Jakarta, Aktual.com — Komisaris BUMN PT Hotel Indonesia Natour (HIN) Michael Umbas mengungkap adanya kongkalikong dalam kontrak Build, Operate, Transfer (BOT) antara BUMN PT HIN dengan PT Cipta Karya Bersama Indonesia (CKBI)/ PT Grand Indonesia (GI).
Demikian dikatakan Michael dalam keterangan tertulis yang diterima, Selasa (2/2).
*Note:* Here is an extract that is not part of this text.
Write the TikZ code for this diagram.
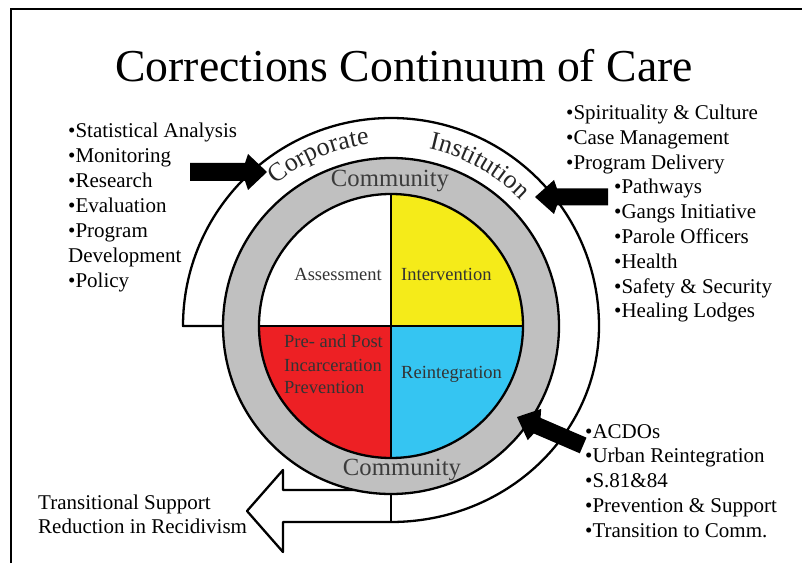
\documentclass[tikz,border=0pt]{standalone}
\usepackage{fontspec}
\setmainfont{Liberation Serif}
\usetikzlibrary{decorations.text}
\definecolor{qyellow}{HTML}{F5EB19}
\definecolor{qred}{HTML}{ED2024}
\definecolor{qcyan}{HTML}{35C5F2}
\definecolor{ringgray}{HTML}{C0C0C0}
\definecolor{commtext}{HTML}{3C3C3C}
\begin{document}
\begin{tikzpicture}[x=1pt,y=1pt,
  outline/.style={line width=2.3pt, line join=round},
  listtext/.style={anchor=base west, inner sep=0pt, font=\fontsize{21}{25}\selectfont},
  quadtext/.style={inner sep=0pt, font=\fontsize{18.5}{22.5}\selectfont, text=black!80},
  commlabel/.style={inner sep=0pt, anchor=base, font=\fontsize{24.7}{26}\selectfont, text=commtext},
  blockarrow/.style={fill=black}
]
\useasboundingbox (0,0) rectangle (802,563);
\coordinate (C) at (391,237);
% frame
\draw[line width=2pt] (11,0) -- (11,554) -- (802,554);

% continuum band and big outlined arrow
\draw[outline] (223,237) -- (183,237)
  arc[start angle=180,end angle=0,radius=208]
  arc[start angle=0,end angle=-90,x radius=208,y radius=196]
  -- (283,41) -- (283,11) -- (247,52) -- (283,93) -- (283,73) -- (356,73);

% gray ring
\fill[ringgray] (C) circle[radius=168];
\draw[outline] (C) circle[radius=168];

% quadrants
\fill[white] (C) -- ++(90:132) arc[start angle=90,end angle=180,radius=132] -- cycle;
\fill[qyellow] (C) -- ++(0:132) arc[start angle=0,end angle=90,radius=132] -- cycle;
\fill[qred] (C) -- ++(180:132) arc[start angle=180,end angle=270,radius=132] -- cycle;
\fill[qcyan] (C) -- ++(270:132) arc[start angle=270,end angle=360,radius=132] -- cycle;
\draw[outline] (C) circle[radius=132];
\draw[outline] ([xshift=-132pt]C) -- ([xshift=132pt]C);
\draw[outline] ([yshift=132pt]C) -- ([yshift=-132pt]C);
% band end divider
\draw[outline] ([yshift=-168pt]C) -- ([yshift=-196pt]C);

% black block arrows
\fill[blockarrow, shift={(267,391)}, rotate=180] (0,0) -- (19,18) -- (22,9) -- (77,9) -- (77,-9) -- (22,-9) -- (19,-18) -- cycle;
\fill[blockarrow, shift={(535,366)}] (0,0) -- (19,17) -- (22,8.5) -- (73,8.5) -- (73,-8.5) -- (22,-8.5) -- (19,-17) -- cycle;
\fill[blockarrow, shift={(517,146)}, rotate=-23.3] (0,0) -- (19,17) -- (22,8.5) -- (72,8.5) -- (72,-8.5) -- (22,-8.5) -- (19,-17) -- cycle;

% title
\node[anchor=base, inner sep=0pt, font=\fontsize{45.7}{48}\selectfont] (title) at (404,481) {Corrections Continuum of Care};

% ring labels
\node[commlabel] (commtop) at (390,376) {Community};
\node[commlabel] (commbot) at (402,88) {Community};

\path[decorate, decoration={text along path, text={|\fontsize{26}{26}\selectfont|Corporate}, text align=center, text color=black!85}]
  ([shift={(146:183)}]C) arc[start angle=146, end angle=80, radius=183];
\path[decorate, decoration={text along path, text={|\fontsize{26}{26}\selectfont|Institution}, text align=center, text color=black!85}]
  ([shift={(94:181)}]C) arc[start angle=94, end angle=28, radius=181];

% quadrant labels
\node[quadtext, anchor=base east] (assess) at (382,283) {Assessment};
\node[quadtext, anchor=base west] (interv) at (401,283) {Intervention};
\node[quadtext, anchor=base west] (pre1) at (284,216) {Pre- and Post};
\node[quadtext, anchor=base west] (pre2) at (284,192) {Incarceration};
\node[quadtext, anchor=base west] (pre3) at (284,170) {Prevention};
\node[quadtext, anchor=base west] (reint) at (401,185) {Reintegration};

% left list
\foreach \t [count=\i] in {•Statistical Analysis,•Monitoring,•Research,•Evaluation,•Program,Development,•Policy}
  \node[listtext] (left\i) at (68,{425.5-25*(\i-1)}) {\t};

% top right list
\foreach \t [count=\i] in {•Spirituality \& Culture,•Case Management,•Program Delivery}
  \node[listtext] (tr\i) at (566,{443.5-24.8*(\i-1)}) {\t};
\foreach \t [count=\i from 4] in {•Pathways,•Gangs Initiative,•Parole Officers,•Health,•Safety \& Security,•Healing Lodges}
  \node[listtext] (tr\i) at (614,{443.5-24.8*(\i-1)}) {\t};

% bottom right list
\foreach \t [count=\i] in {•ACDOs,•Urban Reintegration,•S.81\&84,•Prevention \& Support,•Transition to Comm.}
  \node[listtext] (br\i) at (585,{125-24.75*(\i-1)}) {\t};

% bottom left text
\node[listtext] (bl1) at (38,54) {Transitional Support};
\node[listtext] (bl2) at (38,30) {Reduction in Recidivism};
\end{tikzpicture}
\end{document}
Ia mengakui kejanggalan tersebut ditemukan sejak ia menjabat sebagai anggota dewan komusaris pada bulan November 2015.
Ia menjelaskan, dalam kontrak BOT yang ditandatangani 13 Mei 2004, disepakati empat objek fisik bangunan di atas tanah negara HGB yang diterbitkan atas nama PT GI yakni Hotel Bintang 5 (42.815 m2), pusat perbelanjaan I (80.000 m2), pusat perbelanjaan II (90.000 m2) dan fasilitas parkir (175.000m2).
Namun, dalam berita acara penyelesaian pekerjaan tertanggal 11 Maret 2009, ternyata ada tambahan bangunan yakni gedung perkantoran (Menara BCA) dan apartemen (Kempinski) yang tidak tercantum dalam perjanjian BOT dan belum diperhitungkan besaran kompensasi ke PT HIN.
Menurut Michael, kondisi ini menyebabkan PT HIN kehilangan memperoleh kompensasi yang lebih besar dari penambahan dua bangunan yang dikomersilkan tersebut.
Pembangunan dua gedung itu memiliki nilai ekonomis yang cukup besar sehingga setara dengan rencana objek BOT lainnya yang disepakati. Penambahan dua gedung ini mestinya diajukan sejak awal perencanaan dan tercantum dalam objek BOT. Hal ini jelas tidak sesuai TOR dan perencanaan awal yang disetujui kementerian BUMN.
Selain itu, PT GI juga tidak kooperatif dan transparan dalam menyampaikan laporan pemeliharaan, tidak memberi rincian nilai biaya pemeliharaan. Seharusnya alokasi biaya pemeliharaan sebesar 4 persen dari nilai pendapatan pengelolaan obyek BOT, namun PT GI tidak pernah transparan terkait nilai keuntungannya dan ini berpotensi kerugian bagi PT HIN yang akan menerima objek BOT di kemudian hari.
“Masih ada sejumlah hal lain yang juga kami temukan dan sedang didalami, seperti besaran nilai kompensasi, pengalihan sepihak penerima BOT dari PT CKBI ke PT GI, terjadi pengagunan HGB ke Bank, serta yang cukup serius, terkait opsi perpanjangan BOT 20 tahun pada tahun 2010 dengan kompensasi tidak maksimal dan dilakukan jauh sebelum masa kontrak 30 tahun berakhir,” jelas Michael.
Dia tegaskan, fakta-fakta di atas tadi jelas memberi dampak kerugian yang besar bagi PT HIN selaku korporasi. Sebagai komisaris yang baru ditugaskan di PT HIN, Michael menilai harus ada langkah-langkah penyelamatan aset negara sesuai dengan aturan hukum yang berlaku.
“Kami berpendapat, dalam hal ini tentu negara selaku pemilik BUMN PT HIN tidak boleh kalah. Sehingga tidak boleh lagi ada upaya pembiaran dan pengabaian terhadap hal-hal yang menyebabkan potensi kerugian negara secara berulang-ulang dan terjadi secara kasat mata,” pungkas koordinator relawan pemenangan Presiden Joko Widodo ini.